▸ What you have to do: Copy each line that contains the word "this".

Source code of charts:
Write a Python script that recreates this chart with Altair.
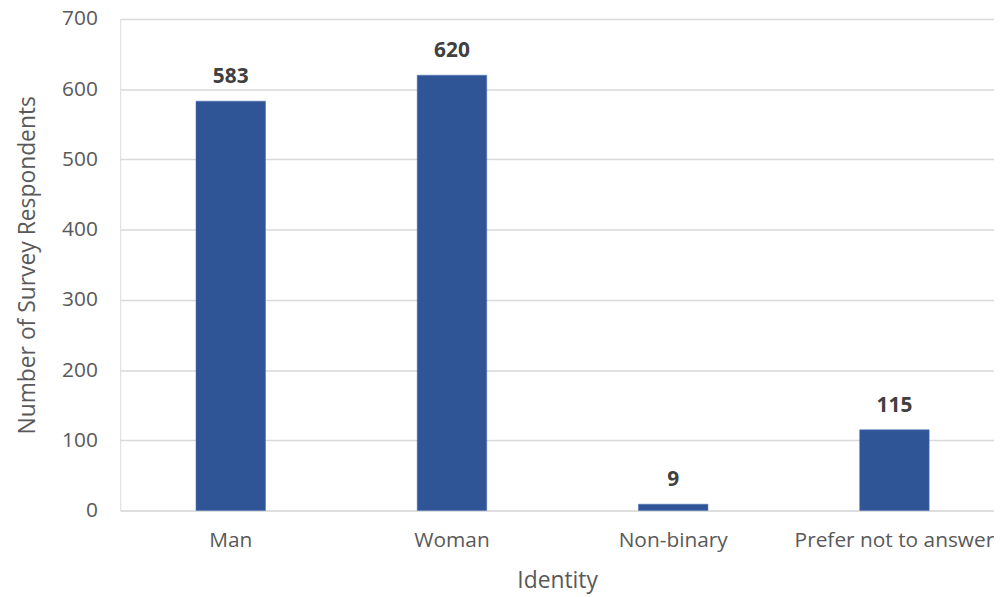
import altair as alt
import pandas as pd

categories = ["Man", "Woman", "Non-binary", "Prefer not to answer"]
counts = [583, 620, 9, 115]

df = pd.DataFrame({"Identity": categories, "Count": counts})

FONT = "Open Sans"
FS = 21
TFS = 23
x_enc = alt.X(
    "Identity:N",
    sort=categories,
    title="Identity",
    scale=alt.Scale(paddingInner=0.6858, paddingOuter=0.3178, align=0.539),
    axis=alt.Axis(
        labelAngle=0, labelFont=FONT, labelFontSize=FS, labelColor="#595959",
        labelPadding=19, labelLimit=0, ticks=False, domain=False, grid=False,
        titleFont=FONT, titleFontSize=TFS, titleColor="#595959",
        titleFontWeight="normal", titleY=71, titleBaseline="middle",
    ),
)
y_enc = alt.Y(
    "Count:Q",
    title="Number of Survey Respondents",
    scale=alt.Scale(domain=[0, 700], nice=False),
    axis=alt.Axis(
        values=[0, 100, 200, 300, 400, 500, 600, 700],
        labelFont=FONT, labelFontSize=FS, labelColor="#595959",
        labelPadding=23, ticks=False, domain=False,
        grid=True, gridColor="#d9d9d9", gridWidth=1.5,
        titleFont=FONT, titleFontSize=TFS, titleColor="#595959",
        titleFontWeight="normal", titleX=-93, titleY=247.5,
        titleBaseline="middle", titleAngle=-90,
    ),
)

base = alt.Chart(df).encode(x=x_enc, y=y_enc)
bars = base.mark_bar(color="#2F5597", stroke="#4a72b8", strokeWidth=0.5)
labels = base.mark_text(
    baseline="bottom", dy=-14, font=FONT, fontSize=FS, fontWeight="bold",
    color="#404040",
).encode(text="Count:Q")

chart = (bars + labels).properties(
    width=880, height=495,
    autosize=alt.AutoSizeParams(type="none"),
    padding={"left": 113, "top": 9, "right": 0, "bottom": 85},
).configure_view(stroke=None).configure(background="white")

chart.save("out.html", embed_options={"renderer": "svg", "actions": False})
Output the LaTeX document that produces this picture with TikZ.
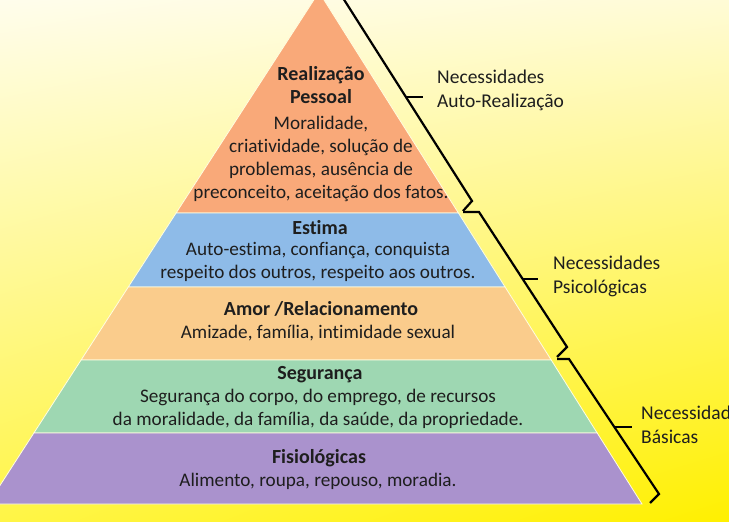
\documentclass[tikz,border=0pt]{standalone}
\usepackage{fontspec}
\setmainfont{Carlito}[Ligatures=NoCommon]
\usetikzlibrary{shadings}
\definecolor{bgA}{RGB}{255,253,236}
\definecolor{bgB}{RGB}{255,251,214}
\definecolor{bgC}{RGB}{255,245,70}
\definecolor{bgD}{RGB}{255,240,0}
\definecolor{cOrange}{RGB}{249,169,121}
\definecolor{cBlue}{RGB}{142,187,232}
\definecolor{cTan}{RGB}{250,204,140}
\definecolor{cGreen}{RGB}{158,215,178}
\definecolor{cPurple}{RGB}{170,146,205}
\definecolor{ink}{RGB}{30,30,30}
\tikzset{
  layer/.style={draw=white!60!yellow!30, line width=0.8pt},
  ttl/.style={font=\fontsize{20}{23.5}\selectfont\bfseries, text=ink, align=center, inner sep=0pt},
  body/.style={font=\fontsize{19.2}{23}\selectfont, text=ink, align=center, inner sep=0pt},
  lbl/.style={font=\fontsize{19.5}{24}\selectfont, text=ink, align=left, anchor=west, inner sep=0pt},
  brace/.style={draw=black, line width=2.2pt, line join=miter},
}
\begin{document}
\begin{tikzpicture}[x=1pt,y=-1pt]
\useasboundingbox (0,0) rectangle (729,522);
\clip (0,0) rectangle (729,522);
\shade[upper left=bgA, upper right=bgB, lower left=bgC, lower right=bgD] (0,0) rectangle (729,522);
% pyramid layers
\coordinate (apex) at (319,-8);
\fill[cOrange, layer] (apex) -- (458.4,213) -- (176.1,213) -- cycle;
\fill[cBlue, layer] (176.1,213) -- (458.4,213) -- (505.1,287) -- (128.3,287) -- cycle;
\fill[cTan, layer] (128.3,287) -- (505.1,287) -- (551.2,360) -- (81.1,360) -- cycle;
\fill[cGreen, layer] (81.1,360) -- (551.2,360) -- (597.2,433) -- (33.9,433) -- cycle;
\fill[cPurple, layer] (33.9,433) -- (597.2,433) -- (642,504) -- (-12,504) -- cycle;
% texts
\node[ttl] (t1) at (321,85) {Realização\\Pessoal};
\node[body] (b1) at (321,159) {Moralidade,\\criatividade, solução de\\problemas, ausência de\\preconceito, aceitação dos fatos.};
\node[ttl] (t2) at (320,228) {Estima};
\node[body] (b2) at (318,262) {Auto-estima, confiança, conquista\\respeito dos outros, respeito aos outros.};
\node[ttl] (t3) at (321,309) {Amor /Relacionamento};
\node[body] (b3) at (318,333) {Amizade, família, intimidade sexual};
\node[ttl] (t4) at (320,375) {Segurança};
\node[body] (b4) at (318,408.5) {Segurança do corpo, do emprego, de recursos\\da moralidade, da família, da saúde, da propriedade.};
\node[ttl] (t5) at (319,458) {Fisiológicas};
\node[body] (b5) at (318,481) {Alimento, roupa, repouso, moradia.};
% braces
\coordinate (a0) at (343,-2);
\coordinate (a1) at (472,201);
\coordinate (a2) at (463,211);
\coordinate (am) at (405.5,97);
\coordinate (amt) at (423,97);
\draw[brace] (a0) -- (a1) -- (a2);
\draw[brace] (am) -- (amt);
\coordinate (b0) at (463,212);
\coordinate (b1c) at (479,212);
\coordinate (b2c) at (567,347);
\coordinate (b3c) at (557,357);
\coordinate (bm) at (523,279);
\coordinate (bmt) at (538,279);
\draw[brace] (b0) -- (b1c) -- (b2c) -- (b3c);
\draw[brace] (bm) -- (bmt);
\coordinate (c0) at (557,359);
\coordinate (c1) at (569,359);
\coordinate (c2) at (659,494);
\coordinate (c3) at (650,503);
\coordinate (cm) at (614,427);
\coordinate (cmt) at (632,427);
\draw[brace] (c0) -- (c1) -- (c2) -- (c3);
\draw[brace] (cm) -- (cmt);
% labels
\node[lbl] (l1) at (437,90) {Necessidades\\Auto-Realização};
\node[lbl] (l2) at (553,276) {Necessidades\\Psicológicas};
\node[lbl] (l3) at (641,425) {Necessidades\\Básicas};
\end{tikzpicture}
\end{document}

▸ Output of the task:
Write a Python script that recreates this chart with Altair.
Output the LaTeX document that produces this picture with TikZ.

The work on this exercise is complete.